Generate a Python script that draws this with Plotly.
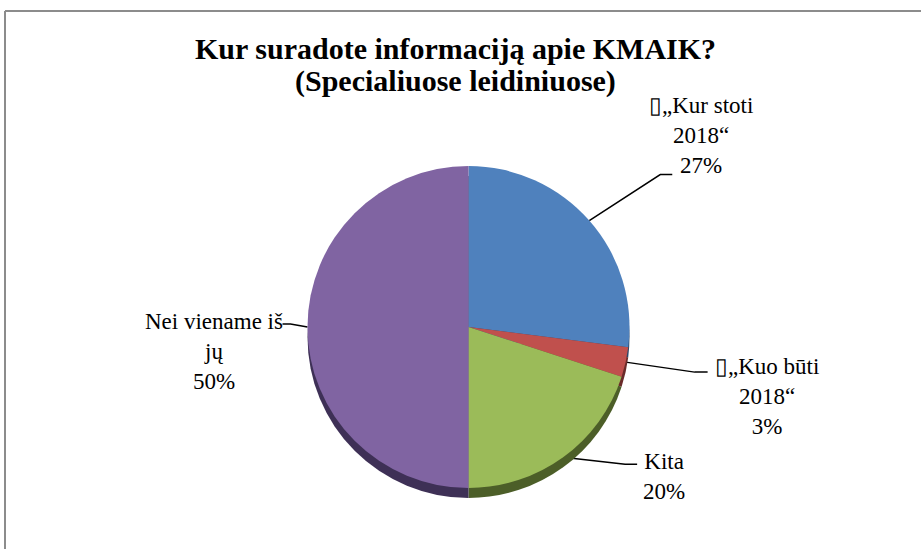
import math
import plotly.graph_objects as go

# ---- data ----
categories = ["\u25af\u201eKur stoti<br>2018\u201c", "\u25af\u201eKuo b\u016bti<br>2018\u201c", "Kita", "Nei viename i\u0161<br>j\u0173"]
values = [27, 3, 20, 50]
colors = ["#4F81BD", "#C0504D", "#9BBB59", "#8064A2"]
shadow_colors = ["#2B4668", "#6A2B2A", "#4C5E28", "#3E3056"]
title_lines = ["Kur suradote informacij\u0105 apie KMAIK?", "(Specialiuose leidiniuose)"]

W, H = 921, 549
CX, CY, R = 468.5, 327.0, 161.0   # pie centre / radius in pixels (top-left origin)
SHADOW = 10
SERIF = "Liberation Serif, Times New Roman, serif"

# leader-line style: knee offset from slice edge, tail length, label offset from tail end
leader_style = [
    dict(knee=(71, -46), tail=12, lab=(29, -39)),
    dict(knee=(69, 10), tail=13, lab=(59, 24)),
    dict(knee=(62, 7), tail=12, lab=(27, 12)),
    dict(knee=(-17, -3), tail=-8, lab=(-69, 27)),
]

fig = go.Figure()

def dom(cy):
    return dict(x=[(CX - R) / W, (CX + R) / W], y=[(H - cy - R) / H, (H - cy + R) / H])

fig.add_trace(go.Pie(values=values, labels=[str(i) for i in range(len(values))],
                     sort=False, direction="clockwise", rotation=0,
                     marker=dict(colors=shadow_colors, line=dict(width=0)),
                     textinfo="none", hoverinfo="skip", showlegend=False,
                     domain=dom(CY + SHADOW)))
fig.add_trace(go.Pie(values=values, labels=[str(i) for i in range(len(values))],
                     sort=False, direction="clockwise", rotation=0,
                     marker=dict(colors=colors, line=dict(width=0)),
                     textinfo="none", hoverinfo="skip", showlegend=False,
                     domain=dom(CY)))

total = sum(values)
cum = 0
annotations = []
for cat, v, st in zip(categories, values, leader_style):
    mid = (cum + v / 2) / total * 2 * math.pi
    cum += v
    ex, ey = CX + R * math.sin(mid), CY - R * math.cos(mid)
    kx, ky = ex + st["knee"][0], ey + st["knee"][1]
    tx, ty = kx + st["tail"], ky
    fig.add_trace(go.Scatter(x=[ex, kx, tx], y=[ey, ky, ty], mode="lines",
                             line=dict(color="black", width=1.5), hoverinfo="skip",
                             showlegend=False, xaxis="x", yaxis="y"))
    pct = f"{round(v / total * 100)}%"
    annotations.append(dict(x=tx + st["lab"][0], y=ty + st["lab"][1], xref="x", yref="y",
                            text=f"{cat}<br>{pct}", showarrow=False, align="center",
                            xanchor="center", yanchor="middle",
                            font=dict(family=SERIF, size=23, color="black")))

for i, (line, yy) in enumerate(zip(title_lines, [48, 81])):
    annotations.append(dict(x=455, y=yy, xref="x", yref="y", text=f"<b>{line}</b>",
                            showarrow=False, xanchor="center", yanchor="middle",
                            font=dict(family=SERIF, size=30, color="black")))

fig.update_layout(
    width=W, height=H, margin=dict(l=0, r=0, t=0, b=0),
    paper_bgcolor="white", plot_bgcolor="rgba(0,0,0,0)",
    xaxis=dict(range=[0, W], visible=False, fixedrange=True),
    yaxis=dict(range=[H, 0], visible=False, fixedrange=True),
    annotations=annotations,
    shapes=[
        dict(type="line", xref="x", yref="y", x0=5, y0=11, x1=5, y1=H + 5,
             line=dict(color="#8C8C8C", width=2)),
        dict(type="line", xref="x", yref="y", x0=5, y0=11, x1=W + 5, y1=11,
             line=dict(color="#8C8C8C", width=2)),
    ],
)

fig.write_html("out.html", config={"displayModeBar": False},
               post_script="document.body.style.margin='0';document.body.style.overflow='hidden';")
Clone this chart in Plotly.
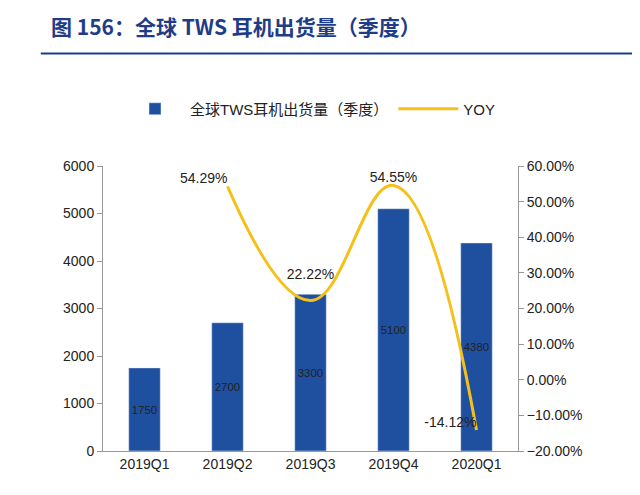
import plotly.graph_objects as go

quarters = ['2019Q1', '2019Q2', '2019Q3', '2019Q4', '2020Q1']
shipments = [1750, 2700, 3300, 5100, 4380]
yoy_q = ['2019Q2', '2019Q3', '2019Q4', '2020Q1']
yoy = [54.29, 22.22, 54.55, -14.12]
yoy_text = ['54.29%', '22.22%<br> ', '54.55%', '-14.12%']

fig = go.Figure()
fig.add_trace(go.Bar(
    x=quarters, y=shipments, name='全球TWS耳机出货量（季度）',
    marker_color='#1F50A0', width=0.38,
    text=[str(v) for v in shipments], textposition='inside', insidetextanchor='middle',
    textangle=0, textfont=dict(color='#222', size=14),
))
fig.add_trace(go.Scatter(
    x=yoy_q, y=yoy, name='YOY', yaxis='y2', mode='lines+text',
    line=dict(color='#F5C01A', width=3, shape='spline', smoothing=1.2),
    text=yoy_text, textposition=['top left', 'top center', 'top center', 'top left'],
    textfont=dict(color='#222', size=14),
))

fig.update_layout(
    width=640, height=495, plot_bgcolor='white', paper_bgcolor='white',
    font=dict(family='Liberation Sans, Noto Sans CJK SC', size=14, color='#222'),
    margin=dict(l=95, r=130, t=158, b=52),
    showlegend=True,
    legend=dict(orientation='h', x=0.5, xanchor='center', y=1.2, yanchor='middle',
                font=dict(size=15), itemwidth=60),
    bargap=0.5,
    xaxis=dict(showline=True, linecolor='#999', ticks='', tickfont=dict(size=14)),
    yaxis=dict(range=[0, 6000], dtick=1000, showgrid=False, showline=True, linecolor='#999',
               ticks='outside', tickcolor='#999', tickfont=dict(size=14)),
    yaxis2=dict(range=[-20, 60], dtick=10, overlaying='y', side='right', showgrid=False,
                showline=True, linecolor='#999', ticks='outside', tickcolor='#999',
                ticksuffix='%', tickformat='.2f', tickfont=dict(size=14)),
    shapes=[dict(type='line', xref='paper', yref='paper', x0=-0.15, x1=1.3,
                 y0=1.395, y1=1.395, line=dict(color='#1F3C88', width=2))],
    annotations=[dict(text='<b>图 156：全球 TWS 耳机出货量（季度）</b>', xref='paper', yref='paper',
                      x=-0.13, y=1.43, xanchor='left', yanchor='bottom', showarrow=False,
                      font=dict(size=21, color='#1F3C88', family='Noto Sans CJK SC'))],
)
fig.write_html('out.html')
___
◆ **Given request**: Pictures excluded, quote all the data above exactly.

◆ **Task output**:
Generate a Python script that draws this with Plotly.
import math
import plotly.graph_objects as go

# ---- data ----
categories = ["\u25af\u201eKur stoti<br>2018\u201c", "\u25af\u201eKuo b\u016bti<br>2018\u201c", "Kita", "Nei viename i\u0161<br>j\u0173"]
values = [27, 3, 20, 50]
colors = ["#4F81BD", "#C0504D", "#9BBB59", "#8064A2"]
shadow_colors = ["#2B4668", "#6A2B2A", "#4C5E28", "#3E3056"]
title_lines = ["Kur suradote informacij\u0105 apie KMAIK?", "(Specialiuose leidiniuose)"]

W, H = 921, 549
CX, CY, R = 468.5, 327.0, 161.0   # pie centre / radius in pixels (top-left origin)
SHADOW = 10
SERIF = "Liberation Serif, Times New Roman, serif"

# leader-line style: knee offset from slice edge, tail length, label offset from tail end
leader_style = [
    dict(knee=(71, -46), tail=12, lab=(29, -39)),
    dict(knee=(69, 10), tail=13, lab=(59, 24)),
    dict(knee=(62, 7), tail=12, lab=(27, 12)),
    dict(knee=(-17, -3), tail=-8, lab=(-69, 27)),
]

fig = go.Figure()

def dom(cy):
    return dict(x=[(CX - R) / W, (CX + R) / W], y=[(H - cy - R) / H, (H - cy + R) / H])

fig.add_trace(go.Pie(values=values, labels=[str(i) for i in range(len(values))],
                     sort=False, direction="clockwise", rotation=0,
                     marker=dict(colors=shadow_colors, line=dict(width=0)),
                     textinfo="none", hoverinfo="skip", showlegend=False,
                     domain=dom(CY + SHADOW)))
fig.add_trace(go.Pie(values=values, labels=[str(i) for i in range(len(values))],
                     sort=False, direction="clockwise", rotation=0,
                     marker=dict(colors=colors, line=dict(width=0)),
                     textinfo="none", hoverinfo="skip", showlegend=False,
                     domain=dom(CY)))

total = sum(values)
cum = 0
annotations = []
for cat, v, st in zip(categories, values, leader_style):
    mid = (cum + v / 2) / total * 2 * math.pi
    cum += v
    ex, ey = CX + R * math.sin(mid), CY - R * math.cos(mid)
    kx, ky = ex + st["knee"][0], ey + st["knee"][1]
    tx, ty = kx + st["tail"], ky
    fig.add_trace(go.Scatter(x=[ex, kx, tx], y=[ey, ky, ty], mode="lines",
                             line=dict(color="black", width=1.5), hoverinfo="skip",
                             showlegend=False, xaxis="x", yaxis="y"))
    pct = f"{round(v / total * 100)}%"
    annotations.append(dict(x=tx + st["lab"][0], y=ty + st["lab"][1], xref="x", yref="y",
                            text=f"{cat}<br>{pct}", showarrow=False, align="center",
                            xanchor="center", yanchor="middle",
                            font=dict(family=SERIF, size=23, color="black")))

for i, (line, yy) in enumerate(zip(title_lines, [48, 81])):
    annotations.append(dict(x=455, y=yy, xref="x", yref="y", text=f"<b>{line}</b>",
                            showarrow=False, xanchor="center", yanchor="middle",
                            font=dict(family=SERIF, size=30, color="black")))

fig.update_layout(
    width=W, height=H, margin=dict(l=0, r=0, t=0, b=0),
    paper_bgcolor="white", plot_bgcolor="rgba(0,0,0,0)",
    xaxis=dict(range=[0, W], visible=False, fixedrange=True),
    yaxis=dict(range=[H, 0], visible=False, fixedrange=True),
    annotations=annotations,
    shapes=[
        dict(type="line", xref="x", yref="y", x0=5, y0=11, x1=5, y1=H + 5,
             line=dict(color="#8C8C8C", width=2)),
        dict(type="line", xref="x", yref="y", x0=5, y0=11, x1=W + 5, y1=11,
             line=dict(color="#8C8C8C", width=2)),
    ],
)

fig.write_html("out.html", config={"displayModeBar": False},
               post_script="document.body.style.margin='0';document.body.style.overflow='hidden';")
Clone this chart in Plotly.
import plotly.graph_objects as go

quarters = ['2019Q1', '2019Q2', '2019Q3', '2019Q4', '2020Q1']
shipments = [1750, 2700, 3300, 5100, 4380]
yoy_q = ['2019Q2', '2019Q3', '2019Q4', '2020Q1']
yoy = [54.29, 22.22, 54.55, -14.12]
yoy_text = ['54.29%', '22.22%<br> ', '54.55%', '-14.12%']

fig = go.Figure()
fig.add_trace(go.Bar(
    x=quarters, y=shipments, name='全球TWS耳机出货量（季度）',
    marker_color='#1F50A0', width=0.38,
    text=[str(v) for v in shipments], textposition='inside', insidetextanchor='middle',
    textangle=0, textfont=dict(color='#222', size=14),
))
fig.add_trace(go.Scatter(
    x=yoy_q, y=yoy, name='YOY', yaxis='y2', mode='lines+text',
    line=dict(color='#F5C01A', width=3, shape='spline', smoothing=1.2),
    text=yoy_text, textposition=['top left', 'top center', 'top center', 'top left'],
    textfont=dict(color='#222', size=14),
))

fig.update_layout(
    width=640, height=495, plot_bgcolor='white', paper_bgcolor='white',
    font=dict(family='Liberation Sans, Noto Sans CJK SC', size=14, color='#222'),
    margin=dict(l=95, r=130, t=158, b=52),
    showlegend=True,
    legend=dict(orientation='h', x=0.5, xanchor='center', y=1.2, yanchor='middle',
                font=dict(size=15), itemwidth=60),
    bargap=0.5,
    xaxis=dict(showline=True, linecolor='#999', ticks='', tickfont=dict(size=14)),
    yaxis=dict(range=[0, 6000], dtick=1000, showgrid=False, showline=True, linecolor='#999',
               ticks='outside', tickcolor='#999', tickfont=dict(size=14)),
    yaxis2=dict(range=[-20, 60], dtick=10, overlaying='y', side='right', showgrid=False,
                showline=True, linecolor='#999', ticks='outside', tickcolor='#999',
                ticksuffix='%', tickformat='.2f', tickfont=dict(size=14)),
    shapes=[dict(type='line', xref='paper', yref='paper', x0=-0.15, x1=1.3,
                 y0=1.395, y1=1.395, line=dict(color='#1F3C88', width=2))],
    annotations=[dict(text='<b>图 156：全球 TWS 耳机出货量（季度）</b>', xref='paper', yref='paper',
                      x=-0.13, y=1.43, xanchor='left', yanchor='bottom', showarrow=False,
                      font=dict(size=21, color='#1F3C88', family='Noto Sans CJK SC'))],
)
fig.write_html('out.html')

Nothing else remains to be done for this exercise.